Bottas’ Mercedes was lapped, and every one of the remaining 11 runners were lapped twice, except Grosjean who was lapped three times. Sounds dull but it wasn’t, and the midfield seemed bunched up the whole race such that Ricciardo lost out to Vettel trying to navigate around the lapped runners.
Through the chaos and deserving of special mention were Nico Hulkenberg (Renault), Charles Leclerc (Sauber), Stoffel Vandoorne (McLaren) and Pierre Gasly (Toro Rosso from the back of the grid) all scooping up the final points.
The high altitude challenges also saw mechanical retirements for Carlos Sainz, Fernando Alonso, Sergio Perez to join Ricciardo.

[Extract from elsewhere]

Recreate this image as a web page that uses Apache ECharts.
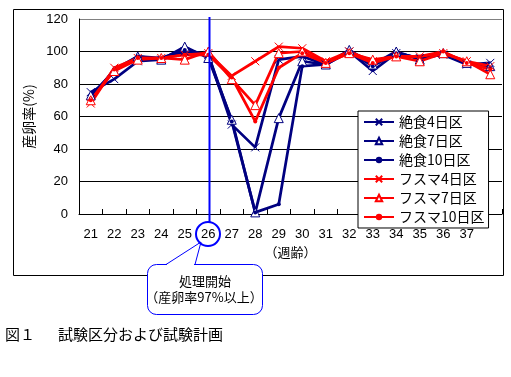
<!DOCTYPE html>
<html>
<head>
<meta charset="utf-8">
<script src="https://cdn.jsdelivr.net/npm/echarts@6/dist/echarts.min.js"></script>
<style>
  html, body { margin: 0; padding: 0; background: #fff; }
  #chart { width: 511px; height: 377px; }
</style>
</head>
<body>
<div id="chart"></div>
<script>
  // 週齢（最後の点はラベルなし）
  var weeks = ['21','22','23','24','25','26','27','28','29','30','31','32','33','34','35','36','37',''];
  // 産卵率(%)
  var fast4  = [75, 83, 94, 95, 100, 98, 55, 41, 95, 97, 92, 100, 88, 99, 96, 98, 92, 93];
  var fast7  = [73, 88, 97, 95, 103, 96, 58,  1, 59, 94, 92, 101, 92, 100, 95, 99, 93, 91];
  var fast10 = [71, 89, 97, 96, 101, 98, 57,  1,  6, 91, 92, 100, 91, 99, 96, 98, 93, 90];
  var bran4  = [68, 90, 96, 96,  98, 99, 85, 94, 103, 102, 94, 100, 94, 97, 97, 99, 94, 91];
  var bran7  = [70, 88, 95, 96,  95, 100, 83, 67, 99, 100, 93, 99, 95, 97, 94, 99, 94, 86];
  var bran10 = [70, 89, 96, 96,  98, 98, 84, 57, 90, 99, 93, 99, 93, 97, 97, 100, 93, 89];
  var startWeek = '26';

  var NAVY = '#000080', RED = '#ff0000', BLUE = '#0000ff';
  var CROSS = 'path://M0,0L10,10M10,0L0,10';
  var jp = '"Noto Sans CJK JP", sans-serif';

  function mk(name, data, color, kind) {
    var s = {
      name: name,
      type: 'line',
      data: data,
      showAllSymbol: true,
      lineStyle: { color: color, width: 2.75 },
      emphasis: { disabled: true }
    };
    if (kind === 'x') {
      s.symbol = CROSS; s.symbolSize = 8;
      s.itemStyle = { color: color, borderColor: color, borderWidth: 1 };
    } else if (kind === 'tri') {
      s.symbol = 'triangle'; s.symbolSize = 9;
      s.itemStyle = { color: '#fff', borderColor: color, borderWidth: 1 };
    } else {
      s.symbol = 'circle'; s.symbolSize = 4;
      s.itemStyle = { color: color, borderColor: color, borderWidth: 0 };
    }
    return s;
  }

  var chart = echarts.init(document.getElementById('chart'));
  chart.setOption({
    animation: false,
    backgroundColor: '#fff',
    grid: { left: 79, right: 9, top: 19, bottom: 163 },
    legend: {
      orient: 'vertical',
      left: 358, top: 111,
      padding: [4, 4, 4, 5],
      itemGap: 5,
      itemWidth: 30, itemHeight: 8,
      backgroundColor: '#fff',
      borderColor: '#000', borderWidth: 1, borderRadius: 0,
      textStyle: { fontFamily: jp, fontSize: 14, color: '#000' },
      selectedMode: false
    },
    xAxis: {
      type: 'category',
      data: weeks,
      boundaryGap: true,
      name: '（週齢）',
      nameLocation: 'middle',
      nameGap: 31,
      nameTextStyle: { fontFamily: jp, fontSize: 13, color: '#000' },
      axisLine: { lineStyle: { color: '#000', width: 1 } },
      axisTick: { show: true, inside: true, length: 5, interval: 0, lineStyle: { color: '#000' } },
      axisLabel: { interval: 0, margin: 14, fontFamily: 'Liberation Sans, Arial', fontSize: 13, color: '#000' },
      splitLine: { show: false }
    },
    yAxis: {
      type: 'value',
      min: 0, max: 120, interval: 20,
      name: '産卵率(%)',
      nameLocation: 'middle',
      nameGap: 43,
      nameRotate: 90,
      nameTextStyle: { fontFamily: jp, fontSize: 14, color: '#000' },
      axisLine: { show: true, lineStyle: { color: '#000', width: 1 } },
      axisTick: { show: false },
      axisLabel: { margin: 11, fontFamily: 'Liberation Sans, Arial', fontSize: 13, color: '#000' },
      splitLine: { show: true, lineStyle: { color: ['#000','#000','#000','#000','#000','#000','#808080'], width: 1 } }
    },
    series: [
      mk('絶食4日区', fast4, NAVY, 'x'),
      mk('絶食7日区', fast7, NAVY, 'tri'),
      mk('絶食10日区', fast10, NAVY, 'dot'),
      mk('フスマ4日区', bran4, RED, 'x'),
      mk('フスマ7日区', bran7, RED, 'tri'),
      mk('フスマ10日区', bran10, RED, 'dot')
    ]
  });

  // 処理開始の注記
  var x26 = Math.round(chart.convertToPixel({ xAxisIndex: 0 }, startWeek)) + 1.5;
  var yTop = chart.convertToPixel({ yAxisIndex: 0 }, 120) - 2;
  chart.setOption({
    graphic: [
      { type: 'rect', z: -10, silent: true,
        shape: { x: 13.5, y: 9.5, width: 490, height: 266 },
        style: { fill: 'none', stroke: '#000', lineWidth: 1 } },
      { type: 'line', z: 100, silent: true,
        shape: { x1: x26, y1: yTop, x2: x26, y2: 222 },
        style: { stroke: BLUE, lineWidth: 2 } },
      { type: 'circle', z: 100, silent: true,
        shape: { cx: x26 - 1.5, cy: 234, r: 12 },
        style: { fill: 'none', stroke: BLUE, lineWidth: 2 } },
      { type: 'rect', z: 100, silent: true,
        shape: { x: 147.5, y: 264.5, width: 115, height: 50, r: 9 },
        style: { fill: '#fff', stroke: BLUE, lineWidth: 1 } },
      { type: 'line', z: 101, silent: true,
        shape: { x1: 167, y1: 264.5, x2: 194, y2: 264.5 },
        style: { stroke: '#fff', lineWidth: 2 } },
      { type: 'polyline', z: 101, silent: true,
        shape: { points: [[166, 264.5], [201, 242], [195, 264.5]] },
        style: { fill: 'none', stroke: BLUE, lineWidth: 1 } },
      { type: 'text', z: 102, silent: true,
        style: { x: 205, y: 281, text: '処理開始', fill: '#000', font: '13px ' + jp, align: 'center', verticalAlign: 'middle' } },
      { type: 'text', z: 102, silent: true,
        style: { x: 204, y: 297, text: '（産卵率97%以上）', fill: '#000', font: '13px ' + jp, align: 'center', verticalAlign: 'middle' } },
      { type: 'text', z: 102, silent: true,
        style: { x: 5, y: 334, text: '図１', fill: '#000', font: '15px ' + jp, align: 'left', verticalAlign: 'middle' } },
      { type: 'text', z: 102, silent: true,
        style: { x: 58, y: 334, text: '試験区分および試験計画', fill: '#000', font: '15px ' + jp, align: 'left', verticalAlign: 'middle' } }
    ]
  });
</script>
</body>
</html>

We saw some good wheel-to-wheel combat not least between Hamilton and Raikkonen, and generally more than enough action and jeopardy for the result sheet to poorly reflect reality.
Both Ferraris finished ahead of both tyre-hungry Mercedes, and so the Constructors’ Championship now shows Merc 55 ahead with 86 available for the last two races. Mercedes should take that for a clean hybrid-era sweep but it’ll be nervy.
Their cause will be helped if Lewis can erase the statistic that he’s never won a race in any season after he’s secured the championship.
Brazil can be a crazy race so we’ll see what that offers up.